KUALA LUMPUR, Nov 18 — Lim Kit Siang today demanded that all federal ministers and their deputies come clean on whether they send their children and grandchildren to public schools, claiming that there is no evidence to show that top Barisan Nasional leaders actually support the national education system.
The senior DAP leader said it was quite a boast for deputy Prime Minister and Education Minister, Tan Sri Muhyiddin Yassin, to claim that the Malaysian education system was better than that of the United States, Britain and Germany, when he does not ask the Umno General Assembly to endorse his claim.
Citing his old rival and former Prime Minister, Tun Dr Mahathir Mohamad, Lim said it was an open secret that cabinet ministers have for a long time sent their children to private and international schools where English is the teaching medium.
“It is true is that the problem of lack of confidence in the BN national education system and policy is now even more serious than in the past, and undoubtedly, there are more Umno/BN Ministers and leaders who are sending their children to private and international schools, locally or abroad, at present than during Mahathir’s time,” Lim said in a statement.
Lim stressed that education was one of the key reasons for voters’ loss of confidence in the ruling BN coalition, a point that was recently reinforced by former Finance Minister Tengku Razaleigh Hamzah.
The Gelang Patah MP echoed Razaleigh’s sentiments that the federal government had spent billions of ringgit on the education system for naught, as Malaysian youths continue to lag far behind their peers in other Asian countries such as China, Singapore and South Korea.
Last week, Razaleigh said the amount of money spent on the country’s education system did not commensurate with the poor performance of Malaysian students when compared to other countries with equal income or purchasing power.
The Kelantan prince pointed to two international benchmarks — the TIMMS (Trends in International Mathematics and Science Study) and PISA (Programme for International Student Assessment) in Science, Mathematics and reading — to back his argument.
In TIMMS, Malaysian students slid from a score of 520 in 1999 to 440 in 2001 for mathematics, while the country experienced a similar drop from 510 in 2003 to 426 in 2011 for science, he said.
Despite the dismal figures, education expenditure has progressively gone up with 21 per cent of the 2014 Budget or RM54.6 billion set aside for the Education Ministry and up by nearly RM2 billion to RM56 billion under next year’s federal budget.

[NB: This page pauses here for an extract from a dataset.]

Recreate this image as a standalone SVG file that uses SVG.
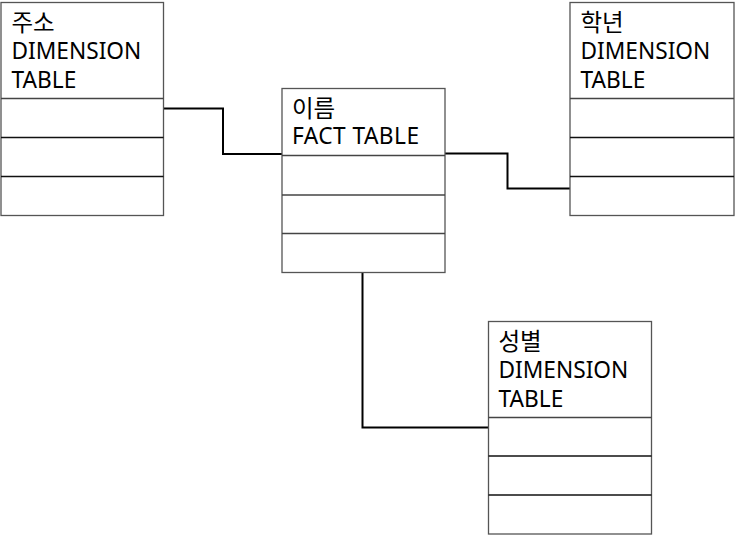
<svg xmlns="http://www.w3.org/2000/svg" width="735" height="536" viewBox="0 0 735 536">
<style>
.box{fill:#fff;stroke:#555;stroke-width:1.3}
.row{stroke:#111;stroke-width:1.3}
.hdr{stroke:#444;stroke-width:1.3}
.t{font-family:"Noto Sans","Noto Sans CJK KR",sans-serif;font-size:22.7px;fill:#000}
.k{font-family:"Noto Sans CJK KR",sans-serif;font-size:23.5px;fill:#000}
.c{fill:none;stroke:#000;stroke-width:2}
</style>
<rect width="735" height="536" fill="#fff"/>
<g id="connectors">
<polyline class="c" points="163,108.5 223,108.5 223,154 282,154"/>
<polyline class="c" points="445,153.5 507.5,153.5 507.5,188.5 570,188.5"/>
<polyline class="c" points="362.5,272 362.5,427.5 488,427.5"/>
</g>
<g id="juso">
<rect class="box" x="1" y="2.5" width="162.5" height="213"/>
<line class="hdr" x1="1" y1="98.5" x2="163.5" y2="98.5"/>
<line class="row" x1="1" y1="137.5" x2="163.5" y2="137.5"/>
<line class="row" x1="1" y1="176.5" x2="163.5" y2="176.5"/>
<text class="k" x="11.5" y="30.5">주소</text>
<text class="t" x="11.5" y="59">DIMENSION</text>
<text class="t" x="11.5" y="88">TABLE</text>
</g>
<g id="fact">
<rect class="box" x="282" y="88.5" width="163" height="184"/>
<line class="hdr" x1="282" y1="155.5" x2="445" y2="155.5"/>
<line class="hdr" x1="282" y1="195" x2="445" y2="195"/>
<line class="hdr" x1="282" y1="233.5" x2="445" y2="233.5"/>
<text class="k" x="292" y="116.5">이름</text>
<text class="t" x="292" y="144" textLength="127">FACT TABLE</text>
</g>
<g id="hangnyeon">
<rect class="box" x="570" y="2.5" width="164" height="213"/>
<line class="hdr" x1="570" y1="98.5" x2="734" y2="98.5"/>
<line class="row" x1="570" y1="137.5" x2="734" y2="137.5"/>
<line class="row" x1="570" y1="176.5" x2="734" y2="176.5"/>
<text class="k" x="580.5" y="30.5">학년</text>
<text class="t" x="580.5" y="59">DIMENSION</text>
<text class="t" x="580.5" y="88">TABLE</text>
</g>
<g id="seongbyeol">
<rect class="box" x="488.5" y="321.5" width="163" height="212.5"/>
<line class="hdr" x1="488.5" y1="417.5" x2="651.5" y2="417.5"/>
<line class="row" x1="488.5" y1="456" x2="651.5" y2="456"/>
<line class="row" x1="488.5" y1="495" x2="651.5" y2="495"/>
<text class="k" x="498.5" y="349.5">성별</text>
<text class="t" x="498.5" y="378">DIMENSION</text>
<text class="t" x="498.5" y="407">TABLE</text>
</g>
</svg>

Lim today said this is one of the main issues that the coming Umno General Assembly should focus on and find a solution to dislodge Malaysia from the bottom rung of countries in terms of academic excellence, instead of resorting to “histrionics” and “hysterics” in calling for the closure of vernacular schools.
“Malaysia may have achieved the notoriety of having spent most on education in terms of ratio to gross domestic product but yet having the least confidence in the national education system among the country’s government and political leadership, including Ministers and Deputy Ministers, whose children opt out of the national education system,” he said.